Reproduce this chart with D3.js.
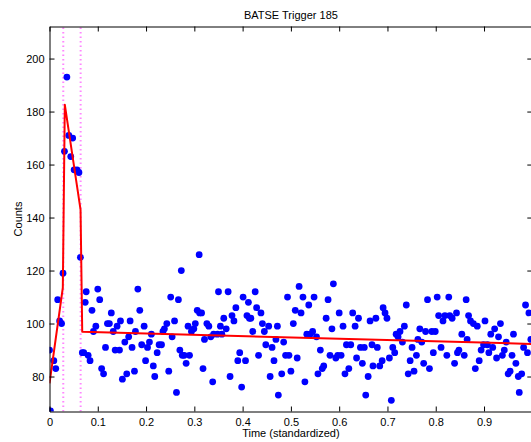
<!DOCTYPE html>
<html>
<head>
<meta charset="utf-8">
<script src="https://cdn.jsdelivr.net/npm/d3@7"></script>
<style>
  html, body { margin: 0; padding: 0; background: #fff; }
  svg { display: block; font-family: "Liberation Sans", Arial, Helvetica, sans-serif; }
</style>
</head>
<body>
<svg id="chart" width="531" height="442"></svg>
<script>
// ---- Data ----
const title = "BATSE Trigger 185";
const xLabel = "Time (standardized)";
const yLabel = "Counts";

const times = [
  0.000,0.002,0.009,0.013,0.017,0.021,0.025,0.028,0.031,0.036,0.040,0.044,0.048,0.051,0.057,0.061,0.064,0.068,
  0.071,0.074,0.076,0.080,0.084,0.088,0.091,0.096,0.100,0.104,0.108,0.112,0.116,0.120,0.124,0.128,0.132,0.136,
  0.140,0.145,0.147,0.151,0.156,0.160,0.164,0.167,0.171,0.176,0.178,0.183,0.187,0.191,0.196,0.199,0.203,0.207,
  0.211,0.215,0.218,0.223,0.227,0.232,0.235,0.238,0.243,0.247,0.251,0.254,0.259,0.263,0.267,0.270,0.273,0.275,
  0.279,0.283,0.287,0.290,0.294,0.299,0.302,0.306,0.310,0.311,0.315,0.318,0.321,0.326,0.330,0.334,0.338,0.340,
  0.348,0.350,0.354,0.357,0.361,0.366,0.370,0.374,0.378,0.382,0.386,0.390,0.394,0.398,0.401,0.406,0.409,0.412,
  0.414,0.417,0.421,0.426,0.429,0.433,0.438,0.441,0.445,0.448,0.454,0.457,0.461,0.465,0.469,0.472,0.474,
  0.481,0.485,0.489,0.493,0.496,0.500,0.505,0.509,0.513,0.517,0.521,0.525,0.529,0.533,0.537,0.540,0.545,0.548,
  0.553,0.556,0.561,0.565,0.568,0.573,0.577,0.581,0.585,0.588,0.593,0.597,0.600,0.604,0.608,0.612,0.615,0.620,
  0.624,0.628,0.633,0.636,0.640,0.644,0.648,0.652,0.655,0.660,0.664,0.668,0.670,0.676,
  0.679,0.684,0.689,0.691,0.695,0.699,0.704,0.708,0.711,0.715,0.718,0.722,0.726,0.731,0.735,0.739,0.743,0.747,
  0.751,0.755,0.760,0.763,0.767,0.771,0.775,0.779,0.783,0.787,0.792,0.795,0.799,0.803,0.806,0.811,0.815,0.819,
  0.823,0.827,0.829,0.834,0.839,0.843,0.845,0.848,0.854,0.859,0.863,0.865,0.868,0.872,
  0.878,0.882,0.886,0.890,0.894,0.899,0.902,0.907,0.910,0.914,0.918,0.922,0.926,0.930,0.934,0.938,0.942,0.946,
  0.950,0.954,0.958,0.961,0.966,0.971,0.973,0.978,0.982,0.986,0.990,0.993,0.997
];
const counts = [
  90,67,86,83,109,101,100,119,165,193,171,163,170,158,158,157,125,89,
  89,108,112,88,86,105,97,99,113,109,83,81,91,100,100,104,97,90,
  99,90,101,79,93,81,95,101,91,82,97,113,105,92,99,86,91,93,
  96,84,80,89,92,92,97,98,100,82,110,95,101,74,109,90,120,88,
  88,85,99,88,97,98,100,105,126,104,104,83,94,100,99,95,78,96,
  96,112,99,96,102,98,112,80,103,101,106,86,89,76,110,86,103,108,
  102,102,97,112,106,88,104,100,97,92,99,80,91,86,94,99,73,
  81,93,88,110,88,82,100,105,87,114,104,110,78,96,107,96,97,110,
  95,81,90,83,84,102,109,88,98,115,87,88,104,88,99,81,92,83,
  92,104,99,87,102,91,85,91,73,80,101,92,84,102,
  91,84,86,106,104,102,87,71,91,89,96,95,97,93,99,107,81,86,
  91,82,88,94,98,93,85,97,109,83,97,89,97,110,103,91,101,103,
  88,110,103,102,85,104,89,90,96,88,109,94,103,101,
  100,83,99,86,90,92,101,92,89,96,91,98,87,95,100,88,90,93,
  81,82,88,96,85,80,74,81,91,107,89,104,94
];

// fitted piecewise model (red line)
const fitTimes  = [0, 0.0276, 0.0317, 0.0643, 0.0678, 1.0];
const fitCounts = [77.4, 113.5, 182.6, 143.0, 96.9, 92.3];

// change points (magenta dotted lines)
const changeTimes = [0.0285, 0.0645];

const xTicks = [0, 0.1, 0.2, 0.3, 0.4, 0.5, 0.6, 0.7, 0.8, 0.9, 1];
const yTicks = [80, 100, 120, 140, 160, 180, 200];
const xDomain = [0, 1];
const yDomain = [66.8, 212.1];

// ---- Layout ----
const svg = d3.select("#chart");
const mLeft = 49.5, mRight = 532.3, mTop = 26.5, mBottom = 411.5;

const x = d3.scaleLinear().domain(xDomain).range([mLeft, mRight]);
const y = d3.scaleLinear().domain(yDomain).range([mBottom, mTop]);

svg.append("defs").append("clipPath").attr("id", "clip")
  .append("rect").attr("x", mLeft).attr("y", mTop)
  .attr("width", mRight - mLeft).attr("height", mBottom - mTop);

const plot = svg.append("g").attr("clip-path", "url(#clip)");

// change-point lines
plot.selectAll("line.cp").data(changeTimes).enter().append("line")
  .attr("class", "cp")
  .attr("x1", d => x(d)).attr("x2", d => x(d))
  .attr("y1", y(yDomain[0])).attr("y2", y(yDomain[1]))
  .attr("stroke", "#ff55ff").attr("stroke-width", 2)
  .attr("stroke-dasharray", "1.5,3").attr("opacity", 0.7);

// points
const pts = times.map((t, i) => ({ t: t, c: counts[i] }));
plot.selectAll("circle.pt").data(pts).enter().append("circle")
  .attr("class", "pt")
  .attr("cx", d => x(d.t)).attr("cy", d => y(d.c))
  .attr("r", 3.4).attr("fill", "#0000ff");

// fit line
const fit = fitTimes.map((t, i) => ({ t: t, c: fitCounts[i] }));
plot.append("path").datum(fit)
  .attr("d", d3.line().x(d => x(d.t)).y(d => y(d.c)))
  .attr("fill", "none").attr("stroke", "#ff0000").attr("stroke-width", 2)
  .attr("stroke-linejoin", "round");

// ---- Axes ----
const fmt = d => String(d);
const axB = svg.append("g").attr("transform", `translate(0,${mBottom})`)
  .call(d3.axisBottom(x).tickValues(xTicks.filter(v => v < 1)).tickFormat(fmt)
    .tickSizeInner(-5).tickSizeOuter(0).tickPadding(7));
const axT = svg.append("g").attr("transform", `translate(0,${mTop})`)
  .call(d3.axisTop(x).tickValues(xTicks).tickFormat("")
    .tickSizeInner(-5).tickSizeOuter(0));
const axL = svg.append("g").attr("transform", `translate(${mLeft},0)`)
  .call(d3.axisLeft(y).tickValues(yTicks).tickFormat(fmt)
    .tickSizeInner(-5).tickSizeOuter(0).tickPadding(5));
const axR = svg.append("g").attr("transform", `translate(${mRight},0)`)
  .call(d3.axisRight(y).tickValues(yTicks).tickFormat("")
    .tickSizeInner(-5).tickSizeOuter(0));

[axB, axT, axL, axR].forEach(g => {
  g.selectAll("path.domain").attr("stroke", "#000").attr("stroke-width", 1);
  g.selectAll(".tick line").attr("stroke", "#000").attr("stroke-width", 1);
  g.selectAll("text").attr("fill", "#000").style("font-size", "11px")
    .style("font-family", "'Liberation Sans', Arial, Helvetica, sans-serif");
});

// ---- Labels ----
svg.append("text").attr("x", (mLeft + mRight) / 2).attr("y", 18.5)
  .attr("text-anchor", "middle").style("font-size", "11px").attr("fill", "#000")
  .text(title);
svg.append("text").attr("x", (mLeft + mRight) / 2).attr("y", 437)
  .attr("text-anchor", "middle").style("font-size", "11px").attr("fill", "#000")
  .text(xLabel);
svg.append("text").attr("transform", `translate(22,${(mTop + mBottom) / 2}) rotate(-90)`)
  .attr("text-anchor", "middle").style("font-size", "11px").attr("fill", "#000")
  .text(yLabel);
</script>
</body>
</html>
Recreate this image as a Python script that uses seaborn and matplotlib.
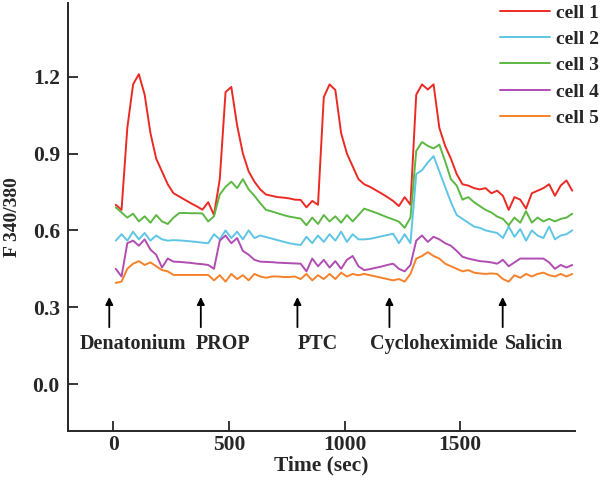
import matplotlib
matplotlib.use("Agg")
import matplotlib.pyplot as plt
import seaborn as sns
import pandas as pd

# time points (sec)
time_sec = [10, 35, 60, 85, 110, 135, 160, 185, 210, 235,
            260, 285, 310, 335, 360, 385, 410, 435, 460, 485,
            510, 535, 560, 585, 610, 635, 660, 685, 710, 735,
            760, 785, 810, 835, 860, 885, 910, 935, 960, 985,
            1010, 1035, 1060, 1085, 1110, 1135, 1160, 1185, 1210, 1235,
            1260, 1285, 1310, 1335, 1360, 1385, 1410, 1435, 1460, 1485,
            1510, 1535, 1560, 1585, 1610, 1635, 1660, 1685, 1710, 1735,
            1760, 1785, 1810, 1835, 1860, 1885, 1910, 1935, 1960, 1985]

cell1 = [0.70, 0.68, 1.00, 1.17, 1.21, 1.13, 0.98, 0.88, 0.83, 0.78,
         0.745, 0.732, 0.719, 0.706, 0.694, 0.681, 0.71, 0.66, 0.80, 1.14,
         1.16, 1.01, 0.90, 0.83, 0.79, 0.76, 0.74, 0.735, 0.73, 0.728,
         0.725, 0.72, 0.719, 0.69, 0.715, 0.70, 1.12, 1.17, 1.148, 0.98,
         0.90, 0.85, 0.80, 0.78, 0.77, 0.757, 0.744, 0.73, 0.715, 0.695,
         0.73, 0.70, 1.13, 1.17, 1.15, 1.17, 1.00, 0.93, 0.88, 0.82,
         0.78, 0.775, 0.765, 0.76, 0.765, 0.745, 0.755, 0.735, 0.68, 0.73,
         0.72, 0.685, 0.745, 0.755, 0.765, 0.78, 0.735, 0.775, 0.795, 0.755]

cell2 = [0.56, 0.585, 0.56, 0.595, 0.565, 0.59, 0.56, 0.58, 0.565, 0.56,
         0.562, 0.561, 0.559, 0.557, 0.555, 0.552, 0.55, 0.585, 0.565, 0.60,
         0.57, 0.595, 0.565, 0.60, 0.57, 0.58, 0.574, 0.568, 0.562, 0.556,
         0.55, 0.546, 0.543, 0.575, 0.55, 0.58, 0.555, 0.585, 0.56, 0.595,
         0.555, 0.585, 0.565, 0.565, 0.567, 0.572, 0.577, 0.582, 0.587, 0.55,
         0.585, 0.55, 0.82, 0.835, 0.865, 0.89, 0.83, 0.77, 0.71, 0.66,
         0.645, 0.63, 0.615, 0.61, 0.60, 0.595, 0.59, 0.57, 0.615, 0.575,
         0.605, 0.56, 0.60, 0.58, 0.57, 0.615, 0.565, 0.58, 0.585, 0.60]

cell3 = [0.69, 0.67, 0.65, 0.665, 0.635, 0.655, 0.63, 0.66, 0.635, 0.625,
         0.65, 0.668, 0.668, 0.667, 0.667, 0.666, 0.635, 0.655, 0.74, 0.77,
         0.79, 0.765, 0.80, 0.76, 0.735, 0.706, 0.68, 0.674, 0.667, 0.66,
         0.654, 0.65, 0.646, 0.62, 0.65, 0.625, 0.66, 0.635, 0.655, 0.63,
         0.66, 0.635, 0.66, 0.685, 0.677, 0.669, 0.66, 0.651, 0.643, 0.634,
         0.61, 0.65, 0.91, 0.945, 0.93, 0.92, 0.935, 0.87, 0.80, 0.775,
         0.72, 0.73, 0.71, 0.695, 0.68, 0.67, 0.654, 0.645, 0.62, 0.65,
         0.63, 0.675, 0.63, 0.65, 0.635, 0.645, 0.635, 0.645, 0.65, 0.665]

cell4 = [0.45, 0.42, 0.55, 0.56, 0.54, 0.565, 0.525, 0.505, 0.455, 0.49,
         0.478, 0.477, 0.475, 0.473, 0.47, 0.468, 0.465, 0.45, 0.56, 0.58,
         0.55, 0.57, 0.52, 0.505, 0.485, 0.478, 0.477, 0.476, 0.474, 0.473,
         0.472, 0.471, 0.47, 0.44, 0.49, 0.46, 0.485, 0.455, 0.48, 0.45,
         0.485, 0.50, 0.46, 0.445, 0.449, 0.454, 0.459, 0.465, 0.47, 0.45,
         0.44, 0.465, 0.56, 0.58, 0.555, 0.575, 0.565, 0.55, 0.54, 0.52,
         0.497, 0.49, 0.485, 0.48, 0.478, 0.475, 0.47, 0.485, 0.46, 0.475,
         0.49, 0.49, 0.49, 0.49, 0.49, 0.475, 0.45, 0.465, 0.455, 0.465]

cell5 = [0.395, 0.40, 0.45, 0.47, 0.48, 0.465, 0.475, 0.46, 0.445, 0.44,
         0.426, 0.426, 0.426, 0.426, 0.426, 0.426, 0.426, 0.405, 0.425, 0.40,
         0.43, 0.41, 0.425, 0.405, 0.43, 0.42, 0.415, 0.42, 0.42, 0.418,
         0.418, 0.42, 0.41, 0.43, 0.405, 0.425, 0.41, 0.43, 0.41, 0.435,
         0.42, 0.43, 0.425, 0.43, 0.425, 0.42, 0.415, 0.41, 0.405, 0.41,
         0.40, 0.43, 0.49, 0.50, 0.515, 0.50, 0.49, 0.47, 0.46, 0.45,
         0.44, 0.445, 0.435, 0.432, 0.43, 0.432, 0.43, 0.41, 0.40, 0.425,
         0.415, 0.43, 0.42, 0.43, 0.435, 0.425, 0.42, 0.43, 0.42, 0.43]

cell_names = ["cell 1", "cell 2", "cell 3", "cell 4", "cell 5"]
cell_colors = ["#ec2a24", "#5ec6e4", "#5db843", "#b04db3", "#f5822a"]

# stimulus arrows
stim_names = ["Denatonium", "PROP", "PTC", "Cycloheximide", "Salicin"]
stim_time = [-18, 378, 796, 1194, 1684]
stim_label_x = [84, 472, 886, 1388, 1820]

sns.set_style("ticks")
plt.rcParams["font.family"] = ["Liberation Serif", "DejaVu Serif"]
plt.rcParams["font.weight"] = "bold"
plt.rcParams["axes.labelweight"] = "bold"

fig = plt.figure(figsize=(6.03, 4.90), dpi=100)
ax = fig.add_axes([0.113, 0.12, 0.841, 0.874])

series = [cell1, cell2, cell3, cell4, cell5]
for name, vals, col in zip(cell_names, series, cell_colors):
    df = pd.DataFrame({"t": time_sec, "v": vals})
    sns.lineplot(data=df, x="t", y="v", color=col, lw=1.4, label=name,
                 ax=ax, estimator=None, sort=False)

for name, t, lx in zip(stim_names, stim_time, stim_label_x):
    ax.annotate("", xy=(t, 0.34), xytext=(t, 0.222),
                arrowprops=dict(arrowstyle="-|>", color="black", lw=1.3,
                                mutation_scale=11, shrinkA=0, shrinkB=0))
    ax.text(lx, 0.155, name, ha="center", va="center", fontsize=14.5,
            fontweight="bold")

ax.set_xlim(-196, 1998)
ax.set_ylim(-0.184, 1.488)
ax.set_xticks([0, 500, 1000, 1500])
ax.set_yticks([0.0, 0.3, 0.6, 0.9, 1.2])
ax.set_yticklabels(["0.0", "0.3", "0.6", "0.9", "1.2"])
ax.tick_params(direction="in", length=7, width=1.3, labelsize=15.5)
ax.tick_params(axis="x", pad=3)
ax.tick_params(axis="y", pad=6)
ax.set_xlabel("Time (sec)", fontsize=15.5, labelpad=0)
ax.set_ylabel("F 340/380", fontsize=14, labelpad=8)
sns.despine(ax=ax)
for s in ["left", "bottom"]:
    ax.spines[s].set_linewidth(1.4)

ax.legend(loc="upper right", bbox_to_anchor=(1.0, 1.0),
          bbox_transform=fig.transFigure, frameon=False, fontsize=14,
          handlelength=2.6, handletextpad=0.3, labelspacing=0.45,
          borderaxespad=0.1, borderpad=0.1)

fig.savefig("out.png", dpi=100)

---*---

Starting at the line with "Recreate this image" and ending at the line with "1760, 1785, 1810, 1835, 1860, 1885, 1910, 1935, 1960, 1985]", copy each line exactly, both ends included. Do not copy the pictures.

Recreate this image as a Python script that uses seaborn and matplotlib.
import matplotlib
matplotlib.use("Agg")
import matplotlib.pyplot as plt
import seaborn as sns
import pandas as pd

# time points (sec)
time_sec = [10, 35, 60, 85, 110, 135, 160, 185, 210, 235,
            260, 285, 310, 335, 360, 385, 410, 435, 460, 485,
            510, 535, 560, 585, 610, 635, 660, 685, 710, 735,
            760, 785, 810, 835, 860, 885, 910, 935, 960, 985,
            1010, 1035, 1060, 1085, 1110, 1135, 1160, 1185, 1210, 1235,
            1260, 1285, 1310, 1335, 1360, 1385, 1410, 1435, 1460, 1485,
            1510, 1535, 1560, 1585, 1610, 1635, 1660, 1685, 1710, 1735,
            1760, 1785, 1810, 1835, 1860, 1885, 1910, 1935, 1960, 1985]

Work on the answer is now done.